= Ops Turun, anti-price hike rally 2013 =

2013 protest in Malaysia

Ops Turun is an anti-price hike rally that was held in Kuala Lumpur, Malaysia on December 31, 2013. The rally was organised by non-government organisations Gerakan Turun Kos Sara Hidup (Turun) and Gerakan3112 in response to the Malaysian government raising prices of essential foodstuffs, fuel and toll rates. At the same time the opposition highlighted the inadequate salary increments, corruption and illicit outflow of funds from Malaysia.

== Background ==

Since the last general elections, the Malaysian government began to backtrack on many of their election promises by raising the prices and cost of living over a broad scope of items:

1. Electricity
2. Highway tolls
3. Fuel prices
4. An introduction of a GST of 6%
5. Sugar price

== Pre-rally incidents ==

There have been many postings on Facebook by Malaysians venting their frustrations on the rising cost of living and the government's indifference to their plight, including Prime Minister Najib's Facebook page.
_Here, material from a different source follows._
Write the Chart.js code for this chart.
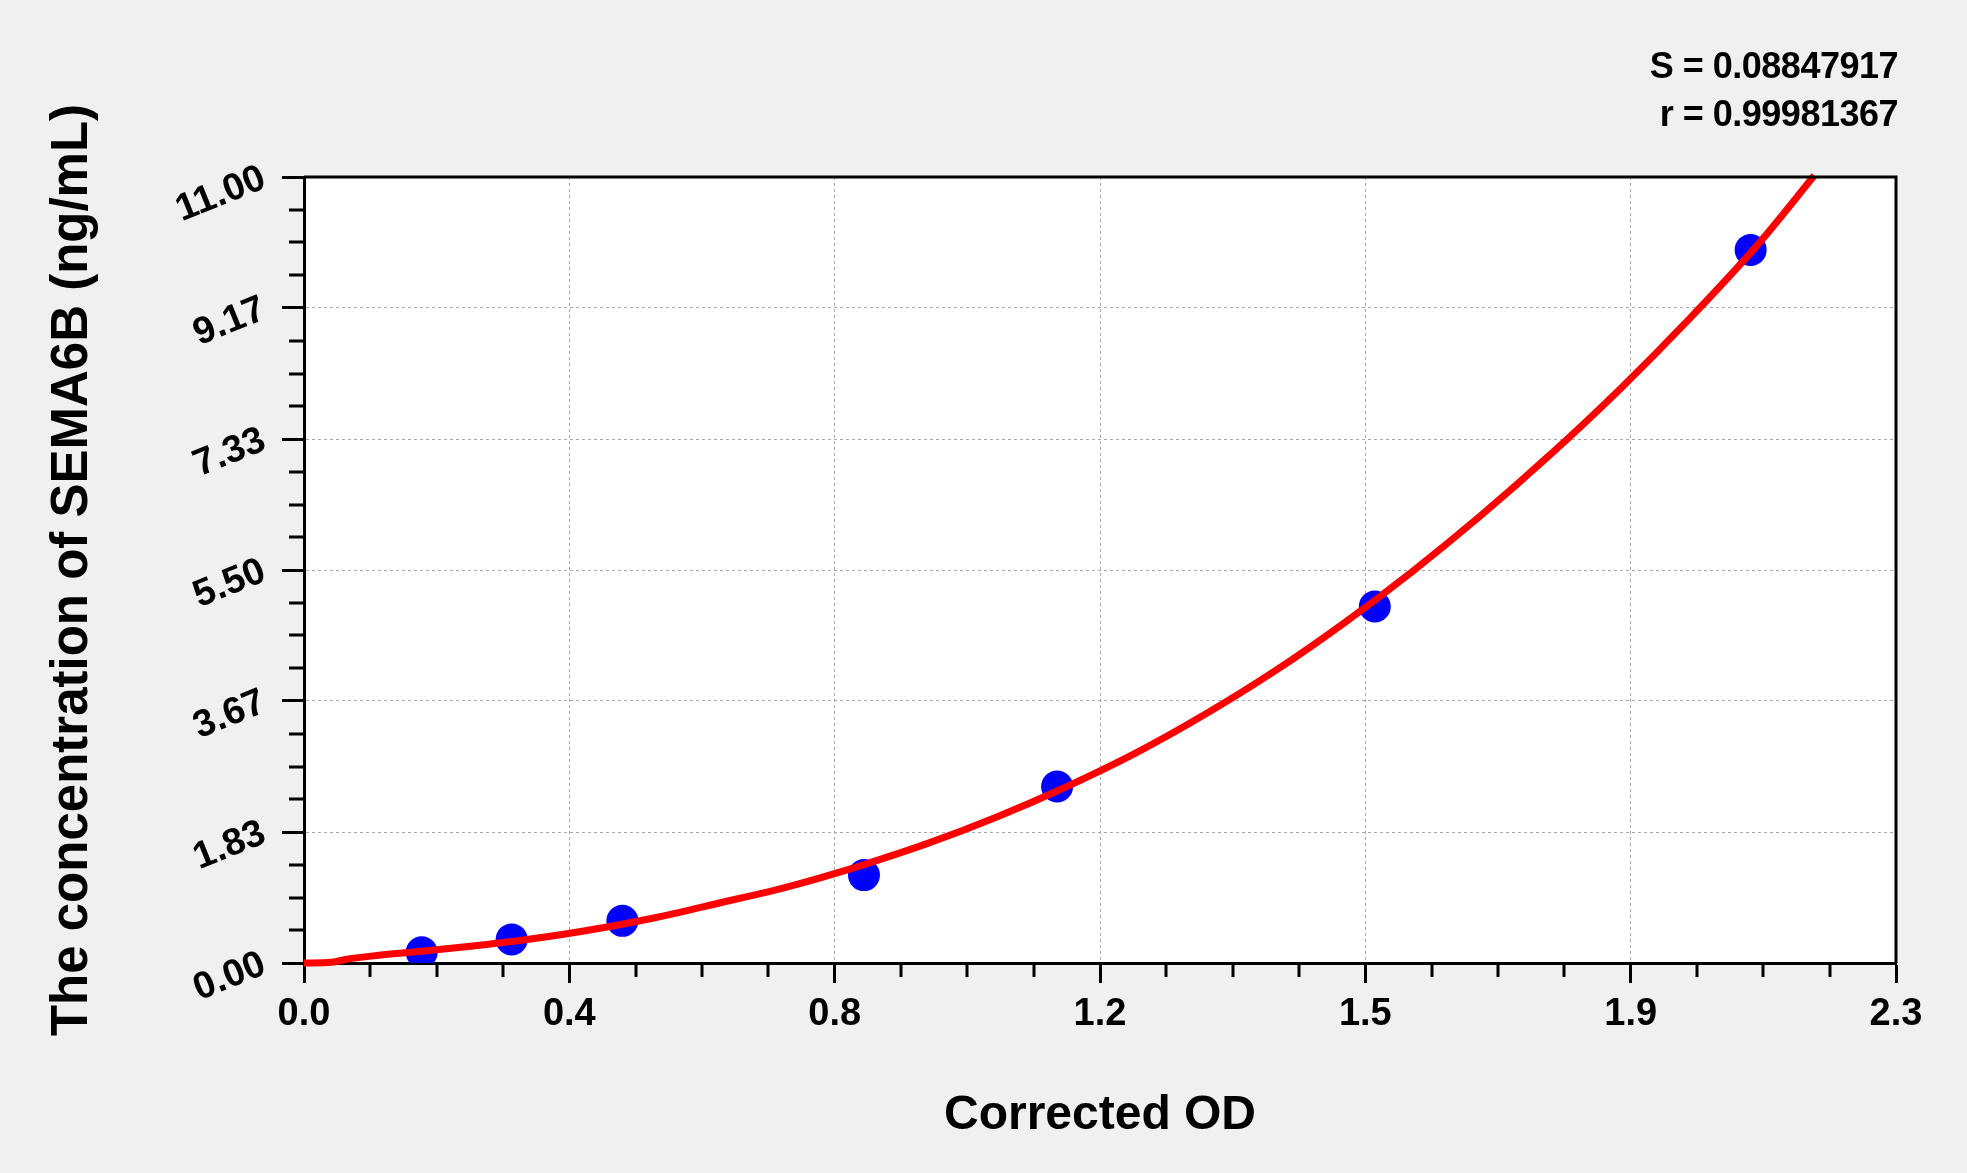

The police arrested the chairman of Turun, Azan Safar on the charge of trying to overthrow the government. Turun members said they will go ahead with the rally in spite of police warnings. Another arrest was made of a man in connection to the protest of selling T-shirts which the police considered seditious. The police has listed four groups out to make trouble during the rally such as Gerakan Turun Kos Sara Hidup, PKR-backed group Jingga 13, youth group Solidariti Anak Muda Malaysia (SAMM), and student movement Solidariti Mahasiswa Malaysia (SMM).
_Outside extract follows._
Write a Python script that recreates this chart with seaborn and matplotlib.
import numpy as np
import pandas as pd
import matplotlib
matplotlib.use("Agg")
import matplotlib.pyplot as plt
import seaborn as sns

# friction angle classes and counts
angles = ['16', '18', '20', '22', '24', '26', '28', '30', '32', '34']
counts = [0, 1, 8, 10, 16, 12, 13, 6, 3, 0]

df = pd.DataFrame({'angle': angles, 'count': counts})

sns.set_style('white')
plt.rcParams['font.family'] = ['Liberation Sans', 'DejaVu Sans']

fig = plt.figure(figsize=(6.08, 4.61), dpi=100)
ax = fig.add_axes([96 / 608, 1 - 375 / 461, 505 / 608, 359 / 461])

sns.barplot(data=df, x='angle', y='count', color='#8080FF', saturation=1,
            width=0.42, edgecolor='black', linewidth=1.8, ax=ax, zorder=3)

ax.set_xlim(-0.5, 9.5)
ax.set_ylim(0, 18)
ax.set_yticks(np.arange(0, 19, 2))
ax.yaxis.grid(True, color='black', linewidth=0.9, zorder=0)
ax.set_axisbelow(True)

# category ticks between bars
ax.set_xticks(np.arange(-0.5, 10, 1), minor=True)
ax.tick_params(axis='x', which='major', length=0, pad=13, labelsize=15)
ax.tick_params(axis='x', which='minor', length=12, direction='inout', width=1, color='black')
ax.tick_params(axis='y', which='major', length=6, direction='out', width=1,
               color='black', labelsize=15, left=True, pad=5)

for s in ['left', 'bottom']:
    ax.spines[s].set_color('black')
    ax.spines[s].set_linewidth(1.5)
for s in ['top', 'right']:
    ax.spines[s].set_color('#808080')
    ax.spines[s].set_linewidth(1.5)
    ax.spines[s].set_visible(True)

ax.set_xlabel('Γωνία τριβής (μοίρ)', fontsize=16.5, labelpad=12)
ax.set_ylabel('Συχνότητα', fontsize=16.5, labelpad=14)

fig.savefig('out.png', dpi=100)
The Bar Council of Malaysia has called on the government and police to make sure the rally goes peacefully. Malaysian human rights group SUARAM has promised to provide legal aid to protesters who have been arrested in the rally by the police.

The government-linked newspaper Utusan has reported about an email sent by opposition figures of trying to cause chaos and overthrow the government during the rally. Former IGP Norian Mai has refuted this claims, saying it was unlikely that Malaysians would follow the example of Arab Spring. Opposition member, Rafizi Ramli was questioned in regards to allegations by a pro-UMNO blogger that explosives will be used during the rally. The police has been accused of being non-professional in not going after the pro-UMNO blogs for creating the rumours. Jingga 13 and SAMM plan to sue the police over the allegation that they plan to overthrow the government.
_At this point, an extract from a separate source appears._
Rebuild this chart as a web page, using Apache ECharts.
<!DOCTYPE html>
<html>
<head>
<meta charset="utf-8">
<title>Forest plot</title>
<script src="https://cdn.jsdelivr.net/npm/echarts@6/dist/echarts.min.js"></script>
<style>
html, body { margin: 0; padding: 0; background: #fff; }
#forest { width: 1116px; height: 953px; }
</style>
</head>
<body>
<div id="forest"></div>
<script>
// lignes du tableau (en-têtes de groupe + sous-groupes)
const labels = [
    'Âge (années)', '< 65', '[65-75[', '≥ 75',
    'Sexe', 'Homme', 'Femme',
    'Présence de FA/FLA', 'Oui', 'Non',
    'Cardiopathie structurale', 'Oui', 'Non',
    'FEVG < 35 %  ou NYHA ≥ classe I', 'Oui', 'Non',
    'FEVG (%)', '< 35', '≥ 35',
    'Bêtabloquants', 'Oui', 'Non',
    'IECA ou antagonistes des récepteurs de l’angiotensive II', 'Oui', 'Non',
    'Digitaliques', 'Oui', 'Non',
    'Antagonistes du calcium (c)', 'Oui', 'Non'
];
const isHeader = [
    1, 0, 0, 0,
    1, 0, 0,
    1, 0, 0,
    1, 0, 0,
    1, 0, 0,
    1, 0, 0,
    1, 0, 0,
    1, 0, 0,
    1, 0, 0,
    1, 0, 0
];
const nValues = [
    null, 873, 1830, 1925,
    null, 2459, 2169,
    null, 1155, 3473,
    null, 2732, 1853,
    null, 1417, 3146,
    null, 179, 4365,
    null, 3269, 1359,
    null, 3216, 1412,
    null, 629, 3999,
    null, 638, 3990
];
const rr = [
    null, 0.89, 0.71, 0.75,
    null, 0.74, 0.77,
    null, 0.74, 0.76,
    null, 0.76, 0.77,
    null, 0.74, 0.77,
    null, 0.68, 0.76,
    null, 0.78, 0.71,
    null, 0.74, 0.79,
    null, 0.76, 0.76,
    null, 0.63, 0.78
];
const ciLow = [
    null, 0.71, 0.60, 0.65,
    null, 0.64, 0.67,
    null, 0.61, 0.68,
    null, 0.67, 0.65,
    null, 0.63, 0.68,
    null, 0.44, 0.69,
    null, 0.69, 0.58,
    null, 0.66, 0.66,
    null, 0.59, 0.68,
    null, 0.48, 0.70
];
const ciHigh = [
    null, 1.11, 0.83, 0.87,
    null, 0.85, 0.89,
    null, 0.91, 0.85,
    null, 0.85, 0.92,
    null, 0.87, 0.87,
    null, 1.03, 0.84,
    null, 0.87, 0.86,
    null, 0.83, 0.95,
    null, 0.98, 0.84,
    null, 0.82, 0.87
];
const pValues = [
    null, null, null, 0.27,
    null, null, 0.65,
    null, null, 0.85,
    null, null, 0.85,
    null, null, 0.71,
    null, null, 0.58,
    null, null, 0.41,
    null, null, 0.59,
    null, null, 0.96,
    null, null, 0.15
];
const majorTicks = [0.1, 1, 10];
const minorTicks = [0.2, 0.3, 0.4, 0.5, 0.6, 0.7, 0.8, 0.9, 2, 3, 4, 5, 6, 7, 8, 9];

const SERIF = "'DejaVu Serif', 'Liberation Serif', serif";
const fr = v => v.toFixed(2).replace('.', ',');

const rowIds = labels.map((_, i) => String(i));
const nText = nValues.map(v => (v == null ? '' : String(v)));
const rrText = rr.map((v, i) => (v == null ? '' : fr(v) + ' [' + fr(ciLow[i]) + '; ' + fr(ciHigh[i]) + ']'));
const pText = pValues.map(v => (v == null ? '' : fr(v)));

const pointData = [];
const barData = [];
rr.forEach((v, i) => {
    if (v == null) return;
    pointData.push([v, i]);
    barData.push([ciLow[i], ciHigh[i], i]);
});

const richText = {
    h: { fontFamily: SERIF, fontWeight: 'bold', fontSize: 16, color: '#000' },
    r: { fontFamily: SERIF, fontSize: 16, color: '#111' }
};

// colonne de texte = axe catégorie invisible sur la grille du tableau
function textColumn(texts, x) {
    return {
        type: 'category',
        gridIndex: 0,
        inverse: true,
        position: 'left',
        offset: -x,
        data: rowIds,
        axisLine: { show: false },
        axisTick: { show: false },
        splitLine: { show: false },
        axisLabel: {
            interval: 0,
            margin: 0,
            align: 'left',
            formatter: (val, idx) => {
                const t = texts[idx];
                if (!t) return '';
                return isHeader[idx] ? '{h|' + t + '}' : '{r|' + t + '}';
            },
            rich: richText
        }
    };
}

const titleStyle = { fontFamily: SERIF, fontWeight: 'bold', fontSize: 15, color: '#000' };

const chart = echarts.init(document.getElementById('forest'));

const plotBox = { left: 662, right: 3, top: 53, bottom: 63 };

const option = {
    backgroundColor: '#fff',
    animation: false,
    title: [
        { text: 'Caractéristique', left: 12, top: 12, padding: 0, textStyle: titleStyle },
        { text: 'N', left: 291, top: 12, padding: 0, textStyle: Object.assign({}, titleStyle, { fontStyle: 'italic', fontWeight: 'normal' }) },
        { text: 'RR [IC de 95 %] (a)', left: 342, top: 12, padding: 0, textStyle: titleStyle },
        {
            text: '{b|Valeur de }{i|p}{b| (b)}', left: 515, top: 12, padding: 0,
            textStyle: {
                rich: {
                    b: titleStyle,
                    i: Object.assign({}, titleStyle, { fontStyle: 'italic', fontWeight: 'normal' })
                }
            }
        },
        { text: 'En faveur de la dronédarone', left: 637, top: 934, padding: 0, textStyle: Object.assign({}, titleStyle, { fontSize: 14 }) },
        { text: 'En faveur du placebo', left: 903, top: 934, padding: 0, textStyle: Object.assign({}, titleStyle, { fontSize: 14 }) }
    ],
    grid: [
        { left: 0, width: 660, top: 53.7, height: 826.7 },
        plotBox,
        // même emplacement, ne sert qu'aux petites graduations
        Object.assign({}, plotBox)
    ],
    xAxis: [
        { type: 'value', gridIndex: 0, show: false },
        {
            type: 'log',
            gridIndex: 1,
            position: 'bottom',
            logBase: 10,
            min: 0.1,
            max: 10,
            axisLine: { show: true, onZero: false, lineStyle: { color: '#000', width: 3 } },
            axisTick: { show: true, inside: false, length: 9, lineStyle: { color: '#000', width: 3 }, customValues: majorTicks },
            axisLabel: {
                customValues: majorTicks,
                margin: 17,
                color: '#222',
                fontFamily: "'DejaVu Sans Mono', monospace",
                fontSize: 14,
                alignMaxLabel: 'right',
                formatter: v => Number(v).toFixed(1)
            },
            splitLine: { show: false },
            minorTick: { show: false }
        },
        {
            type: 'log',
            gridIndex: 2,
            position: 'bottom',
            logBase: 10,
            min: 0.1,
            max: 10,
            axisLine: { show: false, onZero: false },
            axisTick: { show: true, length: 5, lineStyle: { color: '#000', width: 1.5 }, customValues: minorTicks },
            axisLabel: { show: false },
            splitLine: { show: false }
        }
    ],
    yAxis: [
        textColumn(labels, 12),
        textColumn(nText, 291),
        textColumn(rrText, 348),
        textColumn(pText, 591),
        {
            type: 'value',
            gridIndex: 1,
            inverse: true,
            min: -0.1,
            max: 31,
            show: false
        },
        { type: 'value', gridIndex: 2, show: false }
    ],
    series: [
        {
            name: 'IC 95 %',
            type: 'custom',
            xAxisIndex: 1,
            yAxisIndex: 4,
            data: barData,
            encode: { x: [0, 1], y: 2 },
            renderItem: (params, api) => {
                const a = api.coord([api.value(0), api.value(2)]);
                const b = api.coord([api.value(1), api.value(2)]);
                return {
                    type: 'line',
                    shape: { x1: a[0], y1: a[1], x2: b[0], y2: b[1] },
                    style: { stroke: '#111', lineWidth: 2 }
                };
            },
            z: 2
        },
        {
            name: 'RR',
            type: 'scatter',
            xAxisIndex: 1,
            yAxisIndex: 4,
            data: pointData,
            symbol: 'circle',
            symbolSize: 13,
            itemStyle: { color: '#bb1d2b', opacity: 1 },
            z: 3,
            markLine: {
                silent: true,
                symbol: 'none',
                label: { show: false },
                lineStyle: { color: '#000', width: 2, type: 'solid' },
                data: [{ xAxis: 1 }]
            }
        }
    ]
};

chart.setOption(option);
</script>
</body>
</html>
As a precaution to the protests to be held in Dataran Merdeka, 300 personnel from City Hall are to be deployed for that night, including step-up patrols by the police. The police began deploying 1,000 personnel in various locations in Penang to deal with protest over there to be stage in conjunction with the protests in Dataran Merdeka.

== Rally and aftermath==

Thousands of protesters gathered at various parts of Kuala Lumpur to begin their march to Dataran Merdeka such as Sogo Shopping Complex, Pasar Seni and Masjid Jamek. Protesters, numbering 50,000 according to Turun broke through the police cordons surrounding Dataran Merdeka where a new year concert was being held. However, some local media reported there were only 30,000 or fewer people were attended. The protesters were allowed to shout slogans protesting the price hikes. After 1 o'clock in the morning the protesters began to disperse peacefully.

The police said they would begin to probe and arrest the organisers of the protest under the pretext of the Peaceful Assembly Act 2012.